- Task directions: Your task is to repeat the lines below exactly, excluding any pictures they contain.

═══ Supplied information ═══

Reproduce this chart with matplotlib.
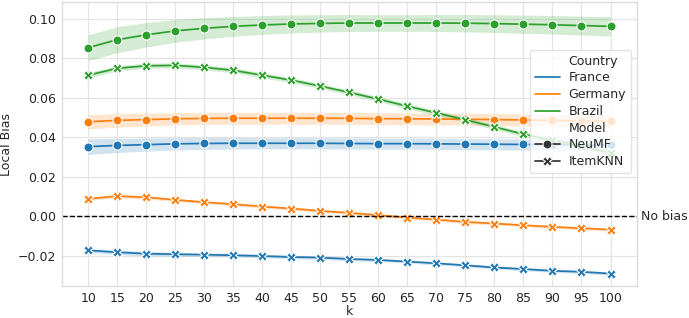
import numpy as np
import matplotlib
matplotlib.use("Agg")
import matplotlib.pyplot as plt
import seaborn as sns
from matplotlib.lines import Line2D

sns.set_theme(style="whitegrid")
plt.rcParams['font.family'] = ['DejaVu Sans']

k = [10, 15, 20, 25, 30, 35, 40, 45, 50, 55, 60, 65, 70, 75, 80, 85, 90, 95, 100]

countries = ["France", "Germany", "Brazil"]
colors = {"France": "#1f77b4", "Germany": "#ff7f0e", "Brazil": "#2ca02c"}

neumf = {
    "France": [0.0353, 0.0359, 0.0363, 0.0367, 0.0369, 0.0370, 0.0370, 0.0370, 0.0370, 0.0369,
               0.0368, 0.0368, 0.0367, 0.0366, 0.0365, 0.0364, 0.0363, 0.0362, 0.0361],
    "Germany": [0.0479, 0.0486, 0.0490, 0.0494, 0.0496, 0.0497, 0.0497, 0.0497, 0.0497, 0.0496,
                0.0495, 0.0494, 0.0493, 0.0492, 0.0490, 0.0488, 0.0486, 0.0484, 0.0481],
    "Brazil": [0.0855, 0.0895, 0.0920, 0.0940, 0.0953, 0.0963, 0.0970, 0.0975, 0.0978, 0.0980,
               0.0980, 0.0980, 0.0980, 0.0979, 0.0977, 0.0974, 0.0971, 0.0967, 0.0963],
}
neumf_err = {
    "France": [0.0040, 0.0036, 0.0033, 0.0031, 0.0030, 0.0029, 0.0028, 0.0028, 0.0028, 0.0028,
               0.0028, 0.0028, 0.0028, 0.0028, 0.0028, 0.0028, 0.0028, 0.0028, 0.0028],
    "Germany": [0.0036, 0.0034, 0.0032, 0.0031, 0.0030, 0.0030, 0.0030, 0.0030, 0.0030, 0.0030,
                0.0030, 0.0030, 0.0030, 0.0030, 0.0030, 0.0030, 0.0030, 0.0030, 0.0030],
    "Brazil": [0.0065, 0.0066, 0.0062, 0.0058, 0.0054, 0.0050, 0.0048, 0.0046, 0.0044, 0.0043,
               0.0042, 0.0042, 0.0043, 0.0044, 0.0045, 0.0046, 0.0047, 0.0048, 0.0049],
}
itemknn = {
    "France": [-0.0173, -0.0183, -0.0190, -0.0193, -0.0195, -0.0198, -0.0202, -0.0207, -0.0210, -0.0217,
               -0.0222, -0.0230, -0.0239, -0.0249, -0.0260, -0.0268, -0.0277, -0.0282, -0.0291],
    "Germany": [0.0088, 0.0102, 0.0096, 0.0083, 0.0071, 0.0061, 0.0049, 0.0039, 0.0027, 0.0017,
                0.0005, -0.0007, -0.0017, -0.0029, -0.0037, -0.0046, -0.0054, -0.0061, -0.0068],
    "Brazil": [0.0715, 0.0750, 0.0763, 0.0765, 0.0755, 0.0740, 0.0715, 0.0690, 0.0660, 0.0628,
               0.0594, 0.0558, 0.0524, 0.0489, 0.0453, 0.0416, 0.0385, 0.0355, 0.0320],
}
itemknn_err = {
    "France": [0.0010, 0.0012, 0.0011, 0.0010, 0.0009, 0.0009, 0.0009, 0.0009, 0.0009, 0.0009,
               0.0008, 0.0008, 0.0008, 0.0008, 0.0008, 0.0008, 0.0008, 0.0008, 0.0008],
    "Germany": [0.0008, 0.0009, 0.0009, 0.0008, 0.0008, 0.0008, 0.0008, 0.0008, 0.0008, 0.0008,
                0.0008, 0.0008, 0.0008, 0.0008, 0.0008, 0.0008, 0.0008, 0.0008, 0.0008],
    "Brazil": [0.0014, 0.0014, 0.0013, 0.0013, 0.0013, 0.0013, 0.0013, 0.0013, 0.0013, 0.0013,
               0.0013, 0.0013, 0.0013, 0.0013, 0.0013, 0.0013, 0.0013, 0.0013, 0.0013],
}

FS = 9
LW = 1.25
MS = 6.5

fig = plt.figure(figsize=(6.89, 3.18), dpi=100)
ax = fig.add_axes([0.09, 0.1, 0.834, 0.894])

for c in countries:
    col = colors[c]
    for vals, err, mk in [(neumf[c], neumf_err[c], "o"), (itemknn[c], itemknn_err[c], "X")]:
        v = np.array(vals)
        e = np.array(err)
        ax.fill_between(k, v - e, v + e, color=col, alpha=0.2, lw=0)
        ax.plot(k, v, color=col, lw=LW, marker=mk, ms=MS, mec="white", mew=0.8)

ax.axhline(0, color="black", ls="--", lw=1.0)
ax.text(1.007, 0, "No bias", transform=ax.get_yaxis_transform(), va="center", ha="left", fontsize=FS)

ax.set_xticks(k)
ax.set_xlim(5.5, 104.5)
ax.set_ylim(-0.0355, 0.1087)
ax.set_yticks([-0.02, 0.0, 0.02, 0.04, 0.06, 0.08, 0.10])
ax.set_yticklabels(["\u22120.02", "0.00", "0.02", "0.04", "0.06", "0.08", "0.10"])
ax.tick_params(labelsize=FS, length=0, pad=4.5)
ax.grid(True, color="#e4e4e4", lw=0.9)
for s in ax.spines.values():
    s.set_color("#dddddd")
    s.set_linewidth(1.0)
ax.set_xlabel("k", fontsize=FS)
ax.set_ylabel("Local Bias", fontsize=FS)
ax.xaxis.set_label_coords(0.501, -0.066)
ax.yaxis.set_label_coords(-0.086, 0.5)

blank = Line2D([], [], color="none")
handles = [blank] + [Line2D([], [], color=colors[c], lw=LW) for c in countries] + [blank,
           Line2D([], [], color="#333333", lw=LW, marker="o", ms=MS, mec="white", mew=0.8),
           Line2D([], [], color="#333333", lw=LW, marker="X", ms=MS, mec="white", mew=0.8)]
labels = ["Country"] + countries + ["Model", "NeuMF", "ItemKNN"]
ax.legend(handles, labels, loc="upper right", bbox_to_anchor=(0.99, 0.832), borderaxespad=0,
          fontsize=FS, framealpha=0.8, handlelength=2.0, handletextpad=0.7,
          borderpad=0.4, labelspacing=0.3, edgecolor="#dddddd")

fig.savefig("out.png", dpi=100)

═══

- Response to this exercise:
Reproduce this chart with matplotlib.
import numpy as np
import matplotlib
matplotlib.use("Agg")
import matplotlib.pyplot as plt
import seaborn as sns
from matplotlib.lines import Line2D

sns.set_theme(style="whitegrid")
plt.rcParams['font.family'] = ['DejaVu Sans']

k = [10, 15, 20, 25, 30, 35, 40, 45, 50, 55, 60, 65, 70, 75, 80, 85, 90, 95, 100]

countries = ["France", "Germany", "Brazil"]
colors = {"France": "#1f77b4", "Germany": "#ff7f0e", "Brazil": "#2ca02c"}

neumf = {
    "France": [0.0353, 0.0359, 0.0363, 0.0367, 0.0369, 0.0370, 0.0370, 0.0370, 0.0370, 0.0369,
               0.0368, 0.0368, 0.0367, 0.0366, 0.0365, 0.0364, 0.0363, 0.0362, 0.0361],
    "Germany": [0.0479, 0.0486, 0.0490, 0.0494, 0.0496, 0.0497, 0.0497, 0.0497, 0.0497, 0.0496,
                0.0495, 0.0494, 0.0493, 0.0492, 0.0490, 0.0488, 0.0486, 0.0484, 0.0481],
    "Brazil": [0.0855, 0.0895, 0.0920, 0.0940, 0.0953, 0.0963, 0.0970, 0.0975, 0.0978, 0.0980,
               0.0980, 0.0980, 0.0980, 0.0979, 0.0977, 0.0974, 0.0971, 0.0967, 0.0963],
}
neumf_err = {
    "France": [0.0040, 0.0036, 0.0033, 0.0031, 0.0030, 0.0029, 0.0028, 0.0028, 0.0028, 0.0028,
               0.0028, 0.0028, 0.0028, 0.0028, 0.0028, 0.0028, 0.0028, 0.0028, 0.0028],
    "Germany": [0.0036, 0.0034, 0.0032, 0.0031, 0.0030, 0.0030, 0.0030, 0.0030, 0.0030, 0.0030,
                0.0030, 0.0030, 0.0030, 0.0030, 0.0030, 0.0030, 0.0030, 0.0030, 0.0030],
    "Brazil": [0.0065, 0.0066, 0.0062, 0.0058, 0.0054, 0.0050, 0.0048, 0.0046, 0.0044, 0.0043,
               0.0042, 0.0042, 0.0043, 0.0044, 0.0045, 0.0046, 0.0047, 0.0048, 0.0049],
}
itemknn = {
    "France": [-0.0173, -0.0183, -0.0190, -0.0193, -0.0195, -0.0198, -0.0202, -0.0207, -0.0210, -0.0217,
               -0.0222, -0.0230, -0.0239, -0.0249, -0.0260, -0.0268, -0.0277, -0.0282, -0.0291],
    "Germany": [0.0088, 0.0102, 0.0096, 0.0083, 0.0071, 0.0061, 0.0049, 0.0039, 0.0027, 0.0017,
                0.0005, -0.0007, -0.0017, -0.0029, -0.0037, -0.0046, -0.0054, -0.0061, -0.0068],
    "Brazil": [0.0715, 0.0750, 0.0763, 0.0765, 0.0755, 0.0740, 0.0715, 0.0690, 0.0660, 0.0628,
               0.0594, 0.0558, 0.0524, 0.0489, 0.0453, 0.0416, 0.0385, 0.0355, 0.0320],
}
itemknn_err = {
    "France": [0.0010, 0.0012, 0.0011, 0.0010, 0.0009, 0.0009, 0.0009, 0.0009, 0.0009, 0.0009,
               0.0008, 0.0008, 0.0008, 0.0008, 0.0008, 0.0008, 0.0008, 0.0008, 0.0008],
    "Germany": [0.0008, 0.0009, 0.0009, 0.0008, 0.0008, 0.0008, 0.0008, 0.0008, 0.0008, 0.0008,
                0.0008, 0.0008, 0.0008, 0.0008, 0.0008, 0.0008, 0.0008, 0.0008, 0.0008],
    "Brazil": [0.0014, 0.0014, 0.0013, 0.0013, 0.0013, 0.0013, 0.0013, 0.0013, 0.0013, 0.0013,
               0.0013, 0.0013, 0.0013, 0.0013, 0.0013, 0.0013, 0.0013, 0.0013, 0.0013],
}

FS = 9
LW = 1.25
MS = 6.5

fig = plt.figure(figsize=(6.89, 3.18), dpi=100)
ax = fig.add_axes([0.09, 0.1, 0.834, 0.894])

for c in countries:
    col = colors[c]
    for vals, err, mk in [(neumf[c], neumf_err[c], "o"), (itemknn[c], itemknn_err[c], "X")]:
        v = np.array(vals)
        e = np.array(err)
        ax.fill_between(k, v - e, v + e, color=col, alpha=0.2, lw=0)
        ax.plot(k, v, color=col, lw=LW, marker=mk, ms=MS, mec="white", mew=0.8)

ax.axhline(0, color="black", ls="--", lw=1.0)
ax.text(1.007, 0, "No bias", transform=ax.get_yaxis_transform(), va="center", ha="left", fontsize=FS)

ax.set_xticks(k)
ax.set_xlim(5.5, 104.5)
ax.set_ylim(-0.0355, 0.1087)
ax.set_yticks([-0.02, 0.0, 0.02, 0.04, 0.06, 0.08, 0.10])
ax.set_yticklabels(["\u22120.02", "0.00", "0.02", "0.04", "0.06", "0.08", "0.10"])
ax.tick_params(labelsize=FS, length=0, pad=4.5)
ax.grid(True, color="#e4e4e4", lw=0.9)
for s in ax.spines.values():
    s.set_color("#dddddd")
    s.set_linewidth(1.0)
ax.set_xlabel("k", fontsize=FS)
ax.set_ylabel("Local Bias", fontsize=FS)
ax.xaxis.set_label_coords(0.501, -0.066)
ax.yaxis.set_label_coords(-0.086, 0.5)

blank = Line2D([], [], color="none")
handles = [blank] + [Line2D([], [], color=colors[c], lw=LW) for c in countries] + [blank,
           Line2D([], [], color="#333333", lw=LW, marker="o", ms=MS, mec="white", mew=0.8),
           Line2D([], [], color="#333333", lw=LW, marker="X", ms=MS, mec="white", mew=0.8)]
labels = ["Country"] + countries + ["Model", "NeuMF", "ItemKNN"]
ax.legend(handles, labels, loc="upper right", bbox_to_anchor=(0.99, 0.832), borderaxespad=0,
          fontsize=FS, framealpha=0.8, handlelength=2.0, handletextpad=0.7,
          borderpad=0.4, labelspacing=0.3, edgecolor="#dddddd")

fig.savefig("out.png", dpi=100)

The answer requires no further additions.